Copy out all lines of the records in which the word "this" appears.
= = = = = = =
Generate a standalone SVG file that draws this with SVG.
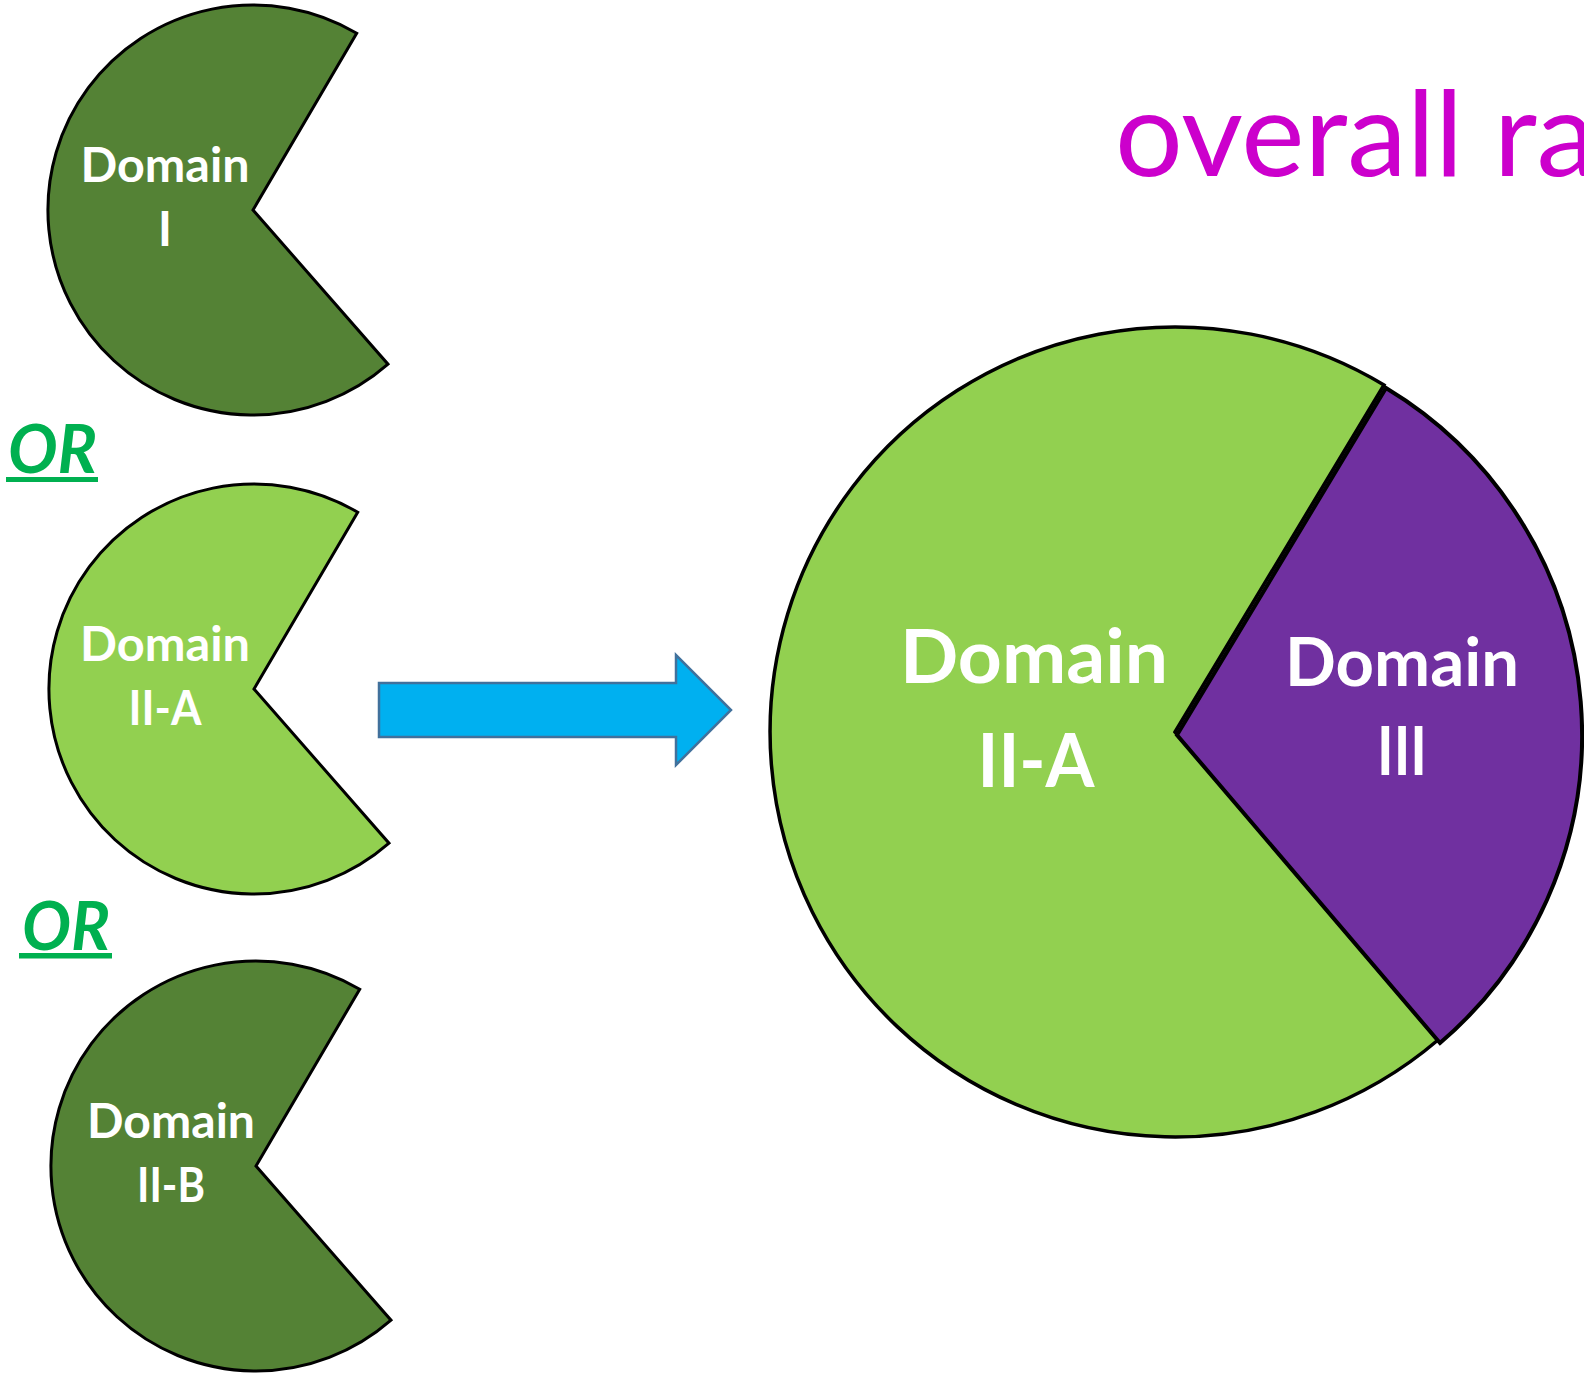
<svg xmlns="http://www.w3.org/2000/svg" xmlns:xlink="http://www.w3.org/1999/xlink" width="1584" height="1376" viewBox="0 0 1584 1376">
  <style>
    .lbl { font-family: Lato, "Open Sans", "Liberation Sans", sans-serif; font-weight: 700; fill: #FFFFFF; text-anchor: middle; }
    .s { font-size: 47px; }
    .or { font-family: Lato, "Open Sans", "Liberation Sans", sans-serif; font-weight: 700; font-style: italic; font-size: 67px; fill: #00B050; }
    .ul { fill: #00B050; }
    .pac { stroke: #000000; stroke-width: 3; stroke-linejoin: miter; }
    .dark { fill: #548235; }
    .light { fill: #92D050; }
    .title { font-family: Lato, "Open Sans", "Liberation Sans", sans-serif; font-weight: 400; font-size: 118px; fill: #CC00CC; }
  </style>
  <defs>
    <path id="pac" d="M0 0 L103.7 -176.8 A205 205 0 1 0 135 154.2 Z"/>
  </defs>
  <rect x="0" y="0" width="1584" height="1376" fill="#FFFFFF"/>

  <g id="title">
    <text class="title" x="1115" y="176" textLength="481" lengthAdjust="spacingAndGlyphs">overall ra</text>
  </g>

  <g id="domain-I">
    <use xlink:href="#pac" href="#pac" class="pac dark" transform="translate(253 210)"/>
    <text class="lbl s" x="165" y="182" textLength="169" lengthAdjust="spacingAndGlyphs">Domain</text>
    <text class="lbl s" x="165" y="246">I</text>
  </g>

  <g id="or-1">
    <text class="or" x="8" y="473" textLength="89" lengthAdjust="spacingAndGlyphs">OR</text>
    <rect class="ul" x="6" y="477" width="92" height="5"/>
  </g>

  <g id="domain-IIA-small">
    <use xlink:href="#pac" href="#pac" class="pac light" transform="translate(254 689)"/>
    <text class="lbl s" x="165" y="661" textLength="170" lengthAdjust="spacingAndGlyphs">Domain</text>
    <text class="lbl s" x="165" y="725" textLength="73" lengthAdjust="spacingAndGlyphs">II-A</text>
  </g>

  <g id="or-2">
    <text class="or" x="22" y="950" textLength="88" lengthAdjust="spacingAndGlyphs">OR</text>
    <rect class="ul" x="19" y="953" width="93" height="5.5"/>
  </g>

  <g id="domain-IIB">
    <use xlink:href="#pac" href="#pac" class="pac dark" transform="translate(256 1166)"/>
    <text class="lbl s" x="171" y="1138" textLength="168" lengthAdjust="spacingAndGlyphs">Domain</text>
    <text class="lbl s" x="171" y="1202" textLength="68" lengthAdjust="spacingAndGlyphs">II-B</text>
  </g>

  <g id="connectors">
    <path id="arrow" d="M379 683 L676 683 L676 655 L731 710 L676 765 L676 737 L379 737 Z" fill="#00B0F0" stroke="#41719C" stroke-width="2.5" stroke-linejoin="miter"/>
  </g>

  <g id="domain-IIA-big">
    <path d="M1175 732 L1384 385 A405 405 0 1 0 1438 1040 Z" fill="#92D050" stroke="#000000" stroke-width="3.5"/>
    <text class="lbl" style="font-size:74px" x="1034" y="683" textLength="268" lengthAdjust="spacingAndGlyphs">Domain</text>
    <text class="lbl" style="font-size:74px" x="1036" y="787" textLength="117" lengthAdjust="spacingAndGlyphs">II-A</text>
  </g>

  <g id="domain-III">
    <path d="M1177 735 L1386 388 A405 405 0 0 1 1440 1043 Z" fill="#7030A0" stroke="#000000" stroke-width="4"/>
    <text class="lbl" style="font-size:67px" x="1402" y="686" textLength="234" lengthAdjust="spacingAndGlyphs">Domain</text>
    <text class="lbl" style="font-size:67px" x="1402" y="775" textLength="50" lengthAdjust="spacingAndGlyphs">III</text>
  </g>
</svg>
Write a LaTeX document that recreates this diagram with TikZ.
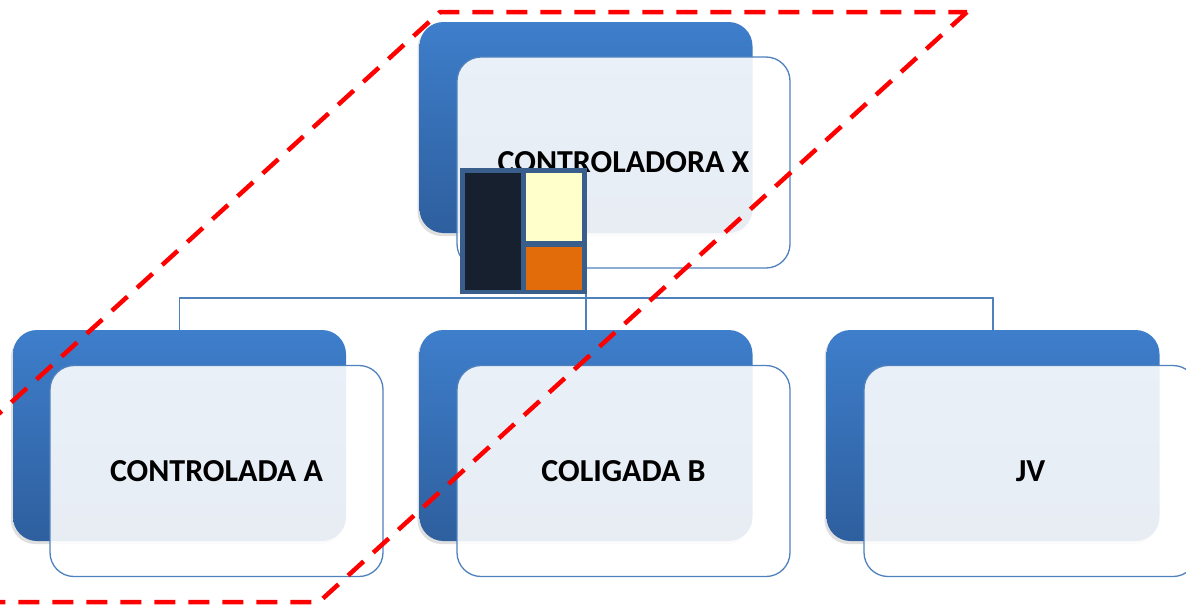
= = = = = = =
§ PROBLEM SOLUTION
Generate a standalone SVG file that draws this with SVG.
Write a LaTeX document that recreates this diagram with TikZ.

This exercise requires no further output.